The Brazilian-born Spain international scored 20 goals in 35 starts for Conte’s men, while Morata chipped in with 15 goals for Real in only 14 starts and 12 further substitute appearances.
Costa’s time on the pitch far outweighed Morata’s last campaign with Costa playing for 3090 minutes in the Premier League compared to Morata’s 1334 in La Liga.
That means that Morata’s goals-to-minutes ratio was a lot better than Costa, with the Champions League winner scoring a goal every 88.9 minutes compared to one every 154.5 minutes for Costa.
There was a variation of how Morata scored his goals in 2016-17 with eight coming from his right boot, one from his left and an impressive six from his head.
Costa, meanwhile, was much less prolific with his head (2) but mixed up his scoring foot a lot more with 13 off his right boot and five from his left.
Both players scored two of their goals from outside the penalty area, with the rest of their strikes coming inside the box.
Both players were deployed mainly as central strikers last term with their main role to score goals, however, they did manage to help their team-mates by providing assists.
Costa achieved seven assists compared to Morata’s four, but when broken down into assists per minute it was Morata (333.5) that came out on top over Costa (441.4).
However, former Atletico Madrid star Costa created 42 chances for his team-mates in comparison to Morata, who created 17 opportunities for his colleagues.
The two players come out very evenly in terms of passing, with the average pass length of both at 14m, but Morata (78%) edges Costa (75%) with the accuracy of his passes.
Costa’s slightly poorer accuracy could be down to him attempting 11% more forward passes than Morata.
Despite his burly frame, Costa gives Chelsea another option driving forward at the opposition defence. He attempted 3.8 dribbles per match last campaign – 2.3 more than Morata – and was successful 42% of the time.
It may surprise you that, Costa, who was involved in over three times more headed duels than Morata, only came out on top 25% of the time, with the less physically-imposing Morata winning 50% of his tussles.
It’s not their main job, but it is becoming more important for strikers to do their defensive duties nowadays – with lots of managers preferring to play with a high press.
In 2016-17, Morata (1) attempted slightly less tackles per 90 minutes than Costa (1.1) but came out with the ball on 0.6 occasions per match while Costa was slightly behind, winning the ball on 0.5 attempts.

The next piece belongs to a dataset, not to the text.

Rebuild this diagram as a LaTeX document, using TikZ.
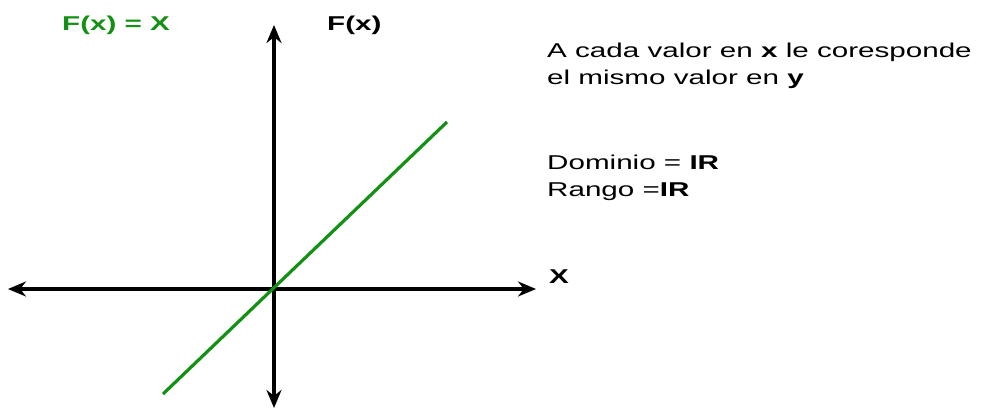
\documentclass[tikz,border=0pt]{standalone}
\usepackage{fontspec}
\setmainfont{Liberation Sans}
\usetikzlibrary{arrows.meta}
\definecolor{lgreen}{RGB}{20,145,20}
\newcommand{\wide}[1]{\scalebox{1.48}[1]{#1}}
\tikzset{
  lbl/.style={anchor=base west, inner sep=0pt, font=\fontsize{20}{24}\selectfont},
  axis/.style={line width=3.2pt, {Stealth[length=18pt,width=15pt]}-{Stealth[length=18pt,width=15pt]}},
  graphline/.style={line width=3.2pt, lgreen}
}
\begin{document}
\begin{tikzpicture}[x=1pt,y=-1pt]
\useasboundingbox (0,0) rectangle (984,409);
% axes
\coordinate (xl) at (8,289);
\coordinate (xr) at (536,289);
\coordinate (yt) at (274,25);
\coordinate (yb) at (274,408);
\coordinate (g1) at (163,394);
\coordinate (g2) at (447,122);
\draw[axis] (xl) -- (xr);
\draw[axis] (yb) -- (yt);
\draw[graphline] (g1) -- (g2);
% labels
\node[lbl, text=lgreen] (title) at (62,31) {\wide{\textbf{F(x) = X}}};
\node[lbl] (fx) at (327,31) {\wide{\textbf{F(x)}}};
\node[lbl] (xlab) at (549,283) {\wide{\textbf{X}}};
\node[lbl] (t1) at (547,57.5) {\wide{A cada valor en \textbf{x} le coresponde}};
\node[lbl] (t2) at (547,85) {\wide{el mismo valor en \textbf{y}}};
\node[lbl] (t3) at (547,169) {\wide{Dominio = \textbf{IR}}};
\node[lbl] (t4) at (547,196.5) {\wide{Rango =\textbf{IR}}};
\end{tikzpicture}
\end{document}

Considering Costa has a bad boy reputation in the Premier League his tally of 10 yellow cards and no red cards was quite impressive, while eight yellow cards for Morata seems high in only 1334 minutes of football.
Costa helped his team-mates out more with 1.1 clearances per 90 minutes compared with Morata’s 0.7, while there was no separating them in terms on interceptions with both players only achieving 0.2 per 90 minutes played.